To the average person, the number of computers in my home is appalling. There are three computers downstairs alone, one for the other members of my family. Then there’s my office.
One problem with the downstairs computers is that they all, without exception, have web filtering software on them. I am not under the delusion that they are a substitute for parental oversight–there’s a reason the kids computers are in a public room–but it’s nice to have something around to catch most accidental exposures to inappropriate material. Let’s face it, when the kids are old enough, if they want to get around the filters, they’ll figure out a way.
Meanwhile, I occasionally use the kids computers. Mostly it’s because I like to go downstairs when the kids are trying to go to sleep. It’s also nice to have a change of environment. However, the web filters end up creating problems for me when I try to, say, read my RSS feeds and people link to the latest cool video on YouTube. Or I want to check what’s happening on Plurk or Twitter. Unfortunately, it means fighting with the web filter.
Now I suppose I cold buy a “better” web filter rather than rely on K9 Web Protection from Blue Coat, but I like the filter. It generally works, it’s free, does a fairly good job of catching inappropriate or questionable websites, and doesn’t try and do everything. It also helps that their CEO used to be in charge of the part of Nokia I worked for many, many moons ago, and I thought he was a nice guy.
The solution: a portable computing environment embedded in a flash drive. I could dual boot the computers, but that creates other problems. The flash drive solution is clean.
Linux is the only feasible OS one can install on a flash drive–at least easily. There are actually a number of different distributions you can install on a USB flash drive, many of which are featured–complete with step-by-step instructions on how to install it–on a site called Pen Drive Linux.
I wasted an evening on trying to get Ubuntu (along with various derivatives) installed on a flash drive, but ran into a problem where the distribution was failing to boot because it was trying to find the non-existent floppy drive on this IBM ThinkPad T43 I am using.
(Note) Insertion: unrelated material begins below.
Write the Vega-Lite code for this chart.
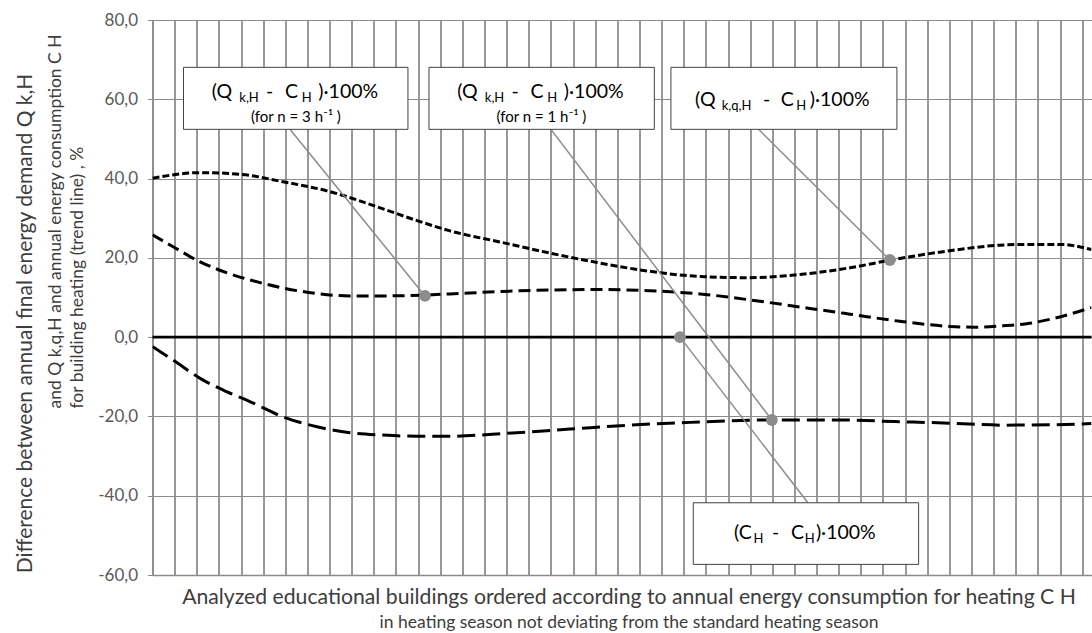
{
  "$schema": "https://vega.github.io/schema/vega-lite/v6.json",
  "width": 939,
  "height": 555,
  "autosize": {"type": "none"},
  "padding": {"left": 152.5, "top": 20, "right": 0, "bottom": 58},
  "background": "white",
  "config": {"view": {"stroke": null}, "font": "Lato"},
  "datasets": {
    "curves": [
      {"series": "qkq", "i": 0, "v": 40.1}, {"series": "qkq", "i": 2.15, "v": 41.5}, {"series": "qkq", "i": 3.95, "v": 41.1},
      {"series": "qkq", "i": 5.89, "v": 39.2}, {"series": "qkq", "i": 8.02, "v": 36.7}, {"series": "qkq", "i": 10.14, "v": 32.9},
      {"series": "qkq", "i": 11.95, "v": 29.4}, {"series": "qkq", "i": 13.44, "v": 26.8}, {"series": "qkq", "i": 15.7, "v": 24.0},
      {"series": "qkq", "i": 17.96, "v": 21.2}, {"series": "qkq", "i": 20.21, "v": 18.7}, {"series": "qkq", "i": 22.47, "v": 16.6},
      {"series": "qkq", "i": 24.73, "v": 15.3}, {"series": "qkq", "i": 26.99, "v": 15.0}, {"series": "qkq", "i": 29.25, "v": 15.8},
      {"series": "qkq", "i": 31.51, "v": 17.5}, {"series": "qkq", "i": 33.31, "v": 19.4}, {"series": "qkq", "i": 36.02, "v": 21.8},
      {"series": "qkq", "i": 38.28, "v": 23.2}, {"series": "qkq", "i": 39.63, "v": 23.4}, {"series": "qkq", "i": 40.99, "v": 23.4},
      {"series": "qkq", "i": 42.42, "v": 22.1},
      {"series": "n3", "i": 0, "v": 25.8}, {"series": "n3", "i": 0.93, "v": 22.8}, {"series": "n3", "i": 2.15, "v": 19.0},
      {"series": "n3", "i": 3.37, "v": 16.2}, {"series": "n3", "i": 4.42, "v": 14.4}, {"series": "n3", "i": 5.89, "v": 12.4},
      {"series": "n3", "i": 7.43, "v": 11.0}, {"series": "n3", "i": 8.92, "v": 10.4}, {"series": "n3", "i": 10.41, "v": 10.4},
      {"series": "n3", "i": 12.22, "v": 10.6}, {"series": "n3", "i": 13.44, "v": 10.9}, {"series": "n3", "i": 15.7, "v": 11.5},
      {"series": "n3", "i": 17.96, "v": 11.9}, {"series": "n3", "i": 20.21, "v": 12.0}, {"series": "n3", "i": 22.47, "v": 11.7},
      {"series": "n3", "i": 24.73, "v": 10.9}, {"series": "n3", "i": 26.99, "v": 9.4}, {"series": "n3", "i": 29.25, "v": 7.6},
      {"series": "n3", "i": 31.51, "v": 5.8}, {"series": "n3", "i": 33.76, "v": 4.0}, {"series": "n3", "i": 36.02, "v": 2.7},
      {"series": "n3", "i": 37.15, "v": 2.5}, {"series": "n3", "i": 38.28, "v": 2.8}, {"series": "n3", "i": 39.63, "v": 3.5},
      {"series": "n3", "i": 40.99, "v": 5.1}, {"series": "n3", "i": 42.42, "v": 7.5},
      {"series": "n1", "i": 0, "v": -2.4}, {"series": "n1", "i": 0.93, "v": -5.8}, {"series": "n1", "i": 2.15, "v": -10.4},
      {"series": "n1", "i": 3.37, "v": -13.8}, {"series": "n1", "i": 4.42, "v": -16.3}, {"series": "n1", "i": 5.89, "v": -20.1},
      {"series": "n1", "i": 7.43, "v": -22.6}, {"series": "n1", "i": 8.92, "v": -24.1}, {"series": "n1", "i": 10.41, "v": -24.7},
      {"series": "n1", "i": 11.95, "v": -25.0}, {"series": "n1", "i": 13.44, "v": -25.0}, {"series": "n1", "i": 15.88, "v": -24.3},
      {"series": "n1", "i": 18.86, "v": -23.2}, {"series": "n1", "i": 21.57, "v": -22.2}, {"series": "n1", "i": 24.28, "v": -21.5},
      {"series": "n1", "i": 27.98, "v": -20.9}, {"series": "n1", "i": 31.05, "v": -20.9}, {"series": "n1", "i": 33.54, "v": -21.3},
      {"series": "n1", "i": 36.02, "v": -21.7}, {"series": "n1", "i": 38.42, "v": -22.2}, {"series": "n1", "i": 40.58, "v": -22.1},
      {"series": "n1", "i": 42.42, "v": -21.8}
    ],
    "zero": [{"v": 0}],
    "dots": [
      {"i": 12.31, "v": 10.4}, {"i": 23.83, "v": 0}, {"i": 27.98, "v": -20.9}, {"i": 33.31, "v": 19.45}
    ],
    "leaders": [
      {"i": 6.21, "v": 52.42, "i2": 12.31, "v2": 10.4},
      {"i": 18.0, "v": 52.42, "i2": 27.98, "v2": -20.9},
      {"i": 27.38, "v": 52.42, "i2": 33.31, "v2": 19.45},
      {"i": 23.83, "v": 0, "i2": 29.61, "v2": -41.78}
    ],
    "boxes": [
      {"i": 1.4, "i2": 11.54, "v": 52.42, "v2": 68.06},
      {"i": 12.49, "i2": 22.67, "v": 52.42, "v2": 68.06},
      {"i": 23.42, "i2": 33.63, "v": 52.42, "v2": 68.06},
      {"i": 24.43, "i2": 34.61, "v": -57.32, "v2": -41.78}
    ],
    "main": [
      {"i": 2.674, "v": 60.24, "t": "(Q"}, {"i": 5.127, "v": 60.24, "t": "-"}, {"i": 5.986, "v": 60.24, "t": "C"}, {"i": 7.49, "v": 60.24, "t": ")·100%"},
      {"i": 13.765, "v": 60.24, "t": "(Q"}, {"i": 16.218, "v": 60.24, "t": "-"}, {"i": 17.077, "v": 60.24, "t": "C"}, {"i": 18.581, "v": 60.24, "t": ")·100%"},
      {"i": 24.512, "v": 58.3, "t": "(Q"}, {"i": 27.584, "v": 58.3, "t": "-"}, {"i": 28.379, "v": 58.3, "t": "C"}, {"i": 29.693, "v": 58.3, "t": ")·100%"},
      {"i": 26.27, "v": -50.93, "t": "(C"}, {"i": 27.99, "v": -50.93, "t": "-"}, {"i": 28.85, "v": -50.93, "t": "C"}, {"i": 29.97, "v": -50.93, "t": ")·100%"}
    ],
    "subs": [
      {"i": 3.921, "v": 59.38, "t": "k,H"}, {"i": 6.74, "v": 59.38, "t": "H"},
      {"i": 15.011, "v": 59.38, "t": "k,H"}, {"i": 17.831, "v": 59.38, "t": "H"},
      {"i": 25.714, "v": 57.29, "t": "k,q,H"}, {"i": 29.084, "v": 57.29, "t": "H"},
      {"i": 27.15, "v": -51.94, "t": "H"}, {"i": 29.47, "v": -51.94, "t": "H"}
    ],
    "notes": [
      {"i": 6.482, "v": 54.34, "t": "(for n = 3 h⁻¹ )"},
      {"i": 17.57, "v": 54.34, "t": "(for n = 1 h⁻¹ )"}
    ]
  },
  "resolve": {"axis": {"x": "independent", "y": "independent"}},
  "layer": [
    {
      "data": {"name": "curves"},
      "mark": {"type": "line", "interpolate": "monotone", "strokeWidth": 3, "color": "black", "clip": true},
      "encoding": {
        "x": {
          "field": "i", "type": "quantitative",
          "scale": {"domain": [0, 42.42], "nice": false, "zero": false},
          "axis": {
            "values": [0,1,2,3,4,5,6,7,8,9,10,11,12,13,14,15,16,17,18,19,20,21,22,23,24,25,26,27,28,29,30,31,32,33,34,35,36,37,38,39,40,41,42],
            "tickCount": 43,
            "grid": true, "gridColor": "#333333", "gridWidth": 1,
            "labels": false, "ticks": false,
            "domain": true, "domainColor": "#8c8c8c", "domainWidth": 1.5,
            "title": "Analyzed educational buildings ordered according to annual energy consumption for heating  C H",
            "titleFont": "Lato", "titleFontSize": 21.2, "titleFontWeight": "normal", "titleColor": "#3d3d3d",
            "titleX": 476, "titleY": 28, "titleAlign": "center", "titleBaseline": "alphabetic"
          }
        },
        "y": {
          "field": "v", "type": "quantitative",
          "scale": {"domain": [-60, 80], "nice": false, "zero": false},
          "axis": {
            "values": [-60, -40, -20, 0, 20, 40, 60, 80],
            "labelExpr": "datum.value + ',0'",
            "grid": true, "gridColor": "#8c8c8c", "gridWidth": 1,
            "tickColor": "#8c8c8c", "tickSize": 5, "domainColor": "#8c8c8c", "domainWidth": 1.5,
            "labelFont": "Lato", "labelFontSize": 17, "labelColor": "#595959", "labelPadding": 10,
            "title": ["and Q k,q,H and annual energy consumption C H", "for building heating  (trend line) ,  %"],
            "titleFont": "Lato", "titleFontSize": 17.5, "titleFontWeight": "normal", "titleColor": "#3d3d3d",
            "titleAngle": -90, "titleAlign": "left", "titleBaseline": "alphabetic",
            "titleX": -92, "titleY": 388, "titleLineHeight": 22
          }
        },
        "strokeDash": {
          "field": "series", "type": "nominal",
          "scale": {"domain": ["qkq", "n3", "n1"], "range": [[7, 3], [12, 6], [18, 7]]},
          "legend": null
        }
      }
    },
    {
      "data": {"name": "zero"},
      "mark": {"type": "rule", "color": "black", "strokeWidth": 2.75},
      "encoding": {"y": {"field": "v", "type": "quantitative", "axis": null}}
    },
    {
      "data": {"name": "leaders"},
      "mark": {"type": "rule", "color": "#8c8c8c", "strokeWidth": 1.5},
      "encoding": {
        "x": {"field": "i", "type": "quantitative", "axis": null},
        "x2": {"field": "i2"},
        "y": {"field": "v", "type": "quantitative", "axis": null},
        "y2": {"field": "v2"}
      }
    },
    {
      "data": {"name": "boxes"},
      "mark": {"type": "rect", "fill": "white", "stroke": "#404040", "strokeWidth": 1},
      "encoding": {
        "x": {"field": "i", "type": "quantitative", "axis": null},
        "x2": {"field": "i2"},
        "y": {"field": "v", "type": "quantitative", "axis": null},
        "y2": {"field": "v2"}
      }
    },
    {
      "data": {"name": "main"},
      "mark": {"type": "text", "align": "left", "baseline": "alphabetic", "font": "Lato", "fontSize": 19.5, "color": "black"},
      "encoding": {
        "x": {"field": "i", "type": "quantitative", "axis": null},
        "y": {"field": "v", "type": "quantitative", "axis": null},
        "text": {"field": "t"}
      }
    },
    {
      "data": {"name": "subs"},
      "mark": {"type": "text", "align": "left", "baseline": "alphabetic", "font": "Lato", "fontSize": 13, "color": "black"},
      "encoding": {
        "x": {"field": "i", "type": "quantitative", "axis": null},
        "y": {"field": "v", "type": "quantitative", "axis": null},
        "text": {"field": "t"}
      }
    },
    {
      "data": {"name": "notes"},
      "mark": {"type": "text", "align": "center", "baseline": "alphabetic", "font": "Lato", "fontSize": 15, "color": "black"},
      "encoding": {
        "x": {
          "field": "i", "type": "quantitative",
          "axis": {
            "orient": "bottom", "labels": false, "ticks": false, "domain": false, "grid": false,
            "title": "in heating season not deviating from the standard heating season",
            "titleFont": "Lato", "titleFontSize": 17.5, "titleFontWeight": "normal", "titleColor": "#3d3d3d",
            "titleX": 476, "titleY": 52, "titleAlign": "center", "titleBaseline": "alphabetic"
          }
        },
        "y": {"field": "v", "type": "quantitative", "axis": null},
        "text": {"field": "t"}
      }
    },
    {
      "data": {"name": "dots"},
      "mark": {"type": "circle", "color": "#8c8c8c", "size": 140, "opacity": 1},
      "encoding": {
        "x": {"field": "i", "type": "quantitative", "axis": null},
        "y": {
          "field": "v", "type": "quantitative",
          "axis": {
            "orient": "left", "labels": false, "ticks": false, "domain": false, "grid": false,
            "title": "Difference between annual final energy demand  Q k,H",
            "titleFont": "Lato", "titleFontSize": 21, "titleFontWeight": "normal", "titleColor": "#3d3d3d",
            "titleAngle": -90, "titleAlign": "center", "titleBaseline": "alphabetic",
            "titleX": -121, "titleY": 303
          }
        }
      }
    }
  ]
}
What ended up working the best for me, at least, was Slax. It is based on Slackware Linux, which has been around forever. It was one of the first Linux distributions I started playing with in the mid-1990s. It includes a number of modules, including a relatively recent build of Firefox 2 complete with Adobe Flash integrated. It’s not set up the most optimally out of the box–for example, the default user runs as root, which is almost as bad as the default Windows behavior–but with a little bit of hacking, it works just fine without needing to run as root.
I now have my own environment complete with some local storage on a older 1 gigabit flash drive. I can stick it into any computer that is able to boot off of USB, and it should give me access to the Internet and a few other programs. Works pretty well for me.